**DATA LINES:**
┌──
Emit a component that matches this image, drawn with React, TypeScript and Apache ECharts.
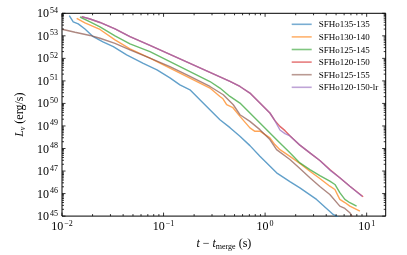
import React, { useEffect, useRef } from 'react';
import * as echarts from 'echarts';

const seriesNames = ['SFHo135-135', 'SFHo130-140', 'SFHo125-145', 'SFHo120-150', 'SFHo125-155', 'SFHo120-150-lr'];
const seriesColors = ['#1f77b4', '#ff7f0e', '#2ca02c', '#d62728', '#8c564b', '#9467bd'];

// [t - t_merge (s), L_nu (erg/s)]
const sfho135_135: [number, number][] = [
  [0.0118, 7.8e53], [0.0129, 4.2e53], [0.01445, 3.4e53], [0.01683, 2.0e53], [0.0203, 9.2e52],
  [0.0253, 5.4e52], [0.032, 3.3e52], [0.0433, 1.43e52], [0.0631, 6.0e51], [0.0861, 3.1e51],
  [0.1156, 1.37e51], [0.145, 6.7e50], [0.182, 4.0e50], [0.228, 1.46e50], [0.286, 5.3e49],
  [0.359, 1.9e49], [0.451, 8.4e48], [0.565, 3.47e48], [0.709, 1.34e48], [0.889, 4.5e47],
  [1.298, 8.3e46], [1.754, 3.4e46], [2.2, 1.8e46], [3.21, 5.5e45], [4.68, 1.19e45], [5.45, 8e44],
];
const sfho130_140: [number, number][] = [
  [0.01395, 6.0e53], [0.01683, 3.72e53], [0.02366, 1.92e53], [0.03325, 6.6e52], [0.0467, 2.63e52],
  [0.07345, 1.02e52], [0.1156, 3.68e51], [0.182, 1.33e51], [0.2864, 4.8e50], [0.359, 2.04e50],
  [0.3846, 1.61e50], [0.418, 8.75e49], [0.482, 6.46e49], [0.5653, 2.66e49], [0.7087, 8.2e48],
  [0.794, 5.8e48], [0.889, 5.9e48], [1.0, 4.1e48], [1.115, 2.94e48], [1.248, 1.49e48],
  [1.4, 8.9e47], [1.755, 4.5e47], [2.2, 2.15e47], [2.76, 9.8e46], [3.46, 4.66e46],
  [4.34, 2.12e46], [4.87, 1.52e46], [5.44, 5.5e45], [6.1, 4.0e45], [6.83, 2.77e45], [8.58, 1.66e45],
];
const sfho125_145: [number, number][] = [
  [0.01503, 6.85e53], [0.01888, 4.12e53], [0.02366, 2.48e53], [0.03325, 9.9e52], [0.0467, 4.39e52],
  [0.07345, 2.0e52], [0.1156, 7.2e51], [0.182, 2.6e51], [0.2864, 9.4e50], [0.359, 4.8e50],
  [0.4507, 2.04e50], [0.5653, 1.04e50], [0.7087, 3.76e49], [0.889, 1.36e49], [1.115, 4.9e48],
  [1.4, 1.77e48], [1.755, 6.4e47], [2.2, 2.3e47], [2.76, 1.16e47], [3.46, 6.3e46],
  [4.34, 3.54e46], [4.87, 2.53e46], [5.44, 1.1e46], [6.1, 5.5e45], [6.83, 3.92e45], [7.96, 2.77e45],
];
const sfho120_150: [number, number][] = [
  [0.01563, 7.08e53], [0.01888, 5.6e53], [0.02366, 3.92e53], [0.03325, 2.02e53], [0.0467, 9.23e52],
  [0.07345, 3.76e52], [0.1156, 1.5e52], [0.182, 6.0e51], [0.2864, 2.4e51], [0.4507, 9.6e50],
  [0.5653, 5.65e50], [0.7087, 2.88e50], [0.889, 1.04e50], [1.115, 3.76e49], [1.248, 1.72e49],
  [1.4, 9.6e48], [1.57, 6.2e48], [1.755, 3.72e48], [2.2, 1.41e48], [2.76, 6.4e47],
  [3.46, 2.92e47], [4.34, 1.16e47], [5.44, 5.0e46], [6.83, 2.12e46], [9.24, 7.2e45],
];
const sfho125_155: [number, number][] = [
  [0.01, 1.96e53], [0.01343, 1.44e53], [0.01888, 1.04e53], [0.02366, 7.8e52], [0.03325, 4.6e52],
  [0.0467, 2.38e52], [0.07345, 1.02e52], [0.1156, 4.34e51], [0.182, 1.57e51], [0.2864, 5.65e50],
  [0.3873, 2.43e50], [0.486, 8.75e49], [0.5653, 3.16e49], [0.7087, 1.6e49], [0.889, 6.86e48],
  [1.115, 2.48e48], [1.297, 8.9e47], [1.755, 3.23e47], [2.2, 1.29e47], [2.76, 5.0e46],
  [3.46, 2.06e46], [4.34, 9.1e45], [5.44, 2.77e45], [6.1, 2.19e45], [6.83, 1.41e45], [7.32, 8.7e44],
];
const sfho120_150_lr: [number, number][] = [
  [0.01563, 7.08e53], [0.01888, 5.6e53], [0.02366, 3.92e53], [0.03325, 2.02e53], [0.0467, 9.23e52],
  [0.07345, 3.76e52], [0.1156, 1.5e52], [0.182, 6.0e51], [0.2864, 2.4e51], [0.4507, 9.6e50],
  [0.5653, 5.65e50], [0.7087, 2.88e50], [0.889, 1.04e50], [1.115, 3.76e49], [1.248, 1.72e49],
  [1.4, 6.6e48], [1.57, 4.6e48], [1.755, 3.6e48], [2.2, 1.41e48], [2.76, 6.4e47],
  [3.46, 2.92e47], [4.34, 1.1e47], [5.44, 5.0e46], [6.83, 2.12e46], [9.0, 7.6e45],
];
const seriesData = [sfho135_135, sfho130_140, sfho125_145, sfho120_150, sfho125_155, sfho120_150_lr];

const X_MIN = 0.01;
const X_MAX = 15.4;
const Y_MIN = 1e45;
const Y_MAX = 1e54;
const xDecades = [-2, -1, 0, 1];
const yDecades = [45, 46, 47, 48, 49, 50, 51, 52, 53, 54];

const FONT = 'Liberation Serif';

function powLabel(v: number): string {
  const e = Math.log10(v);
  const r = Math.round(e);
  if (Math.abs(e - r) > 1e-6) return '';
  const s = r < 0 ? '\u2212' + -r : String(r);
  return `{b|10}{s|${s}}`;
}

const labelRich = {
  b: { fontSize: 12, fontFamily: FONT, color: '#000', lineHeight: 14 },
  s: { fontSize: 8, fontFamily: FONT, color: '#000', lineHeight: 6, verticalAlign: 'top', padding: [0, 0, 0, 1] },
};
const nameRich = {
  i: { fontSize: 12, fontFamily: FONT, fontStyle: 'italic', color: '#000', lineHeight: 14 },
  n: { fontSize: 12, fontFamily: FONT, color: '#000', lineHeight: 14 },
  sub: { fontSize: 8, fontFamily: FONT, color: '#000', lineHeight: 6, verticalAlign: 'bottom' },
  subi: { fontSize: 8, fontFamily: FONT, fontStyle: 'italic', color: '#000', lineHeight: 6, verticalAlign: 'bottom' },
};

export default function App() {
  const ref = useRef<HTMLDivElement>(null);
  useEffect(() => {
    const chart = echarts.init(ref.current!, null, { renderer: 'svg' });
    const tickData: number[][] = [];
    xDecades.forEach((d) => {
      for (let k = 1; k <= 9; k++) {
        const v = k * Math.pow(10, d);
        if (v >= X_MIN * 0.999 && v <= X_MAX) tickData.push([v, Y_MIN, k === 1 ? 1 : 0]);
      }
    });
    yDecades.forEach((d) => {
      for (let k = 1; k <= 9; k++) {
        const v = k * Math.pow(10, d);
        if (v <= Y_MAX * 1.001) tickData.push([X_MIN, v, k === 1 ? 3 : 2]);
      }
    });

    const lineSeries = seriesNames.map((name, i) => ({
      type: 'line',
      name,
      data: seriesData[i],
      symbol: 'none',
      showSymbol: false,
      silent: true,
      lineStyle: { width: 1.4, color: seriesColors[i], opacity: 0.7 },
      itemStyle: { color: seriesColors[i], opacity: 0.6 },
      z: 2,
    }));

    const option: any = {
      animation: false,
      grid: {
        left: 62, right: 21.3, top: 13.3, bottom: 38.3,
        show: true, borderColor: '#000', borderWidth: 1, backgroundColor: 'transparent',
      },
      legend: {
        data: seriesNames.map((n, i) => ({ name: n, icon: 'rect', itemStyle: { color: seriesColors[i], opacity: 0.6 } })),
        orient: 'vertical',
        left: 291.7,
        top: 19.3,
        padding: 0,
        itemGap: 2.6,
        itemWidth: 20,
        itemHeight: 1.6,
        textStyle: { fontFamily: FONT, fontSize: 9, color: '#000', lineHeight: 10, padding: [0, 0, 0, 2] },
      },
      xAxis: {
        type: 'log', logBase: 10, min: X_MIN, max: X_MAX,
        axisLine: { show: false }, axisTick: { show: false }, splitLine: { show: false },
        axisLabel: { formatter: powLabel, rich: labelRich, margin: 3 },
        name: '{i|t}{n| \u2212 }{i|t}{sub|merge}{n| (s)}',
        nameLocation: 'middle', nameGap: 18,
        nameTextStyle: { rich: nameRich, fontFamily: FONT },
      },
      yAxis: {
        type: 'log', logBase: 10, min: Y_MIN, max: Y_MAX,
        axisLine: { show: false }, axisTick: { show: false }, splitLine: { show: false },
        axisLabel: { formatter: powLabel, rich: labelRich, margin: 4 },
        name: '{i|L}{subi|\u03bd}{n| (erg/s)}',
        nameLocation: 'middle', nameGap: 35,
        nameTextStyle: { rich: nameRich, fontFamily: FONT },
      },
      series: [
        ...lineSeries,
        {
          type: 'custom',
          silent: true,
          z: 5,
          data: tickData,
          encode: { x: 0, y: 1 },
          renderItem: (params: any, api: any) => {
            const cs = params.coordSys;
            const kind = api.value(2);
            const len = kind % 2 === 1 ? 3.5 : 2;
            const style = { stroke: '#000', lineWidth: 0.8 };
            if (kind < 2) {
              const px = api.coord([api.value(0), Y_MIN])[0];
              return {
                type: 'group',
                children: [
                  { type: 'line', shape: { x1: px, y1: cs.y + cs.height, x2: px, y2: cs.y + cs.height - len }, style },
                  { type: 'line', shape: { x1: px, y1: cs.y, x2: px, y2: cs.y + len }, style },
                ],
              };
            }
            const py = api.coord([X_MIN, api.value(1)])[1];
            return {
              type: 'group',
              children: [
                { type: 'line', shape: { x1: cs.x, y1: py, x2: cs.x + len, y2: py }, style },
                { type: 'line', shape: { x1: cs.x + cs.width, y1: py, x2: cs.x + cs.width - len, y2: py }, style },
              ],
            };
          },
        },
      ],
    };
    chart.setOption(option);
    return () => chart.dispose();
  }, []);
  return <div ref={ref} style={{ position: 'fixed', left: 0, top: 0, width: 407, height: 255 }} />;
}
└──
**GOAL:**
Copy out all lines where the word "React" appears.

**COMPLETE ANSWER:**
Emit a component that matches this image, drawn with React, TypeScript and Apache ECharts.
import React, { useEffect, useRef } from 'react';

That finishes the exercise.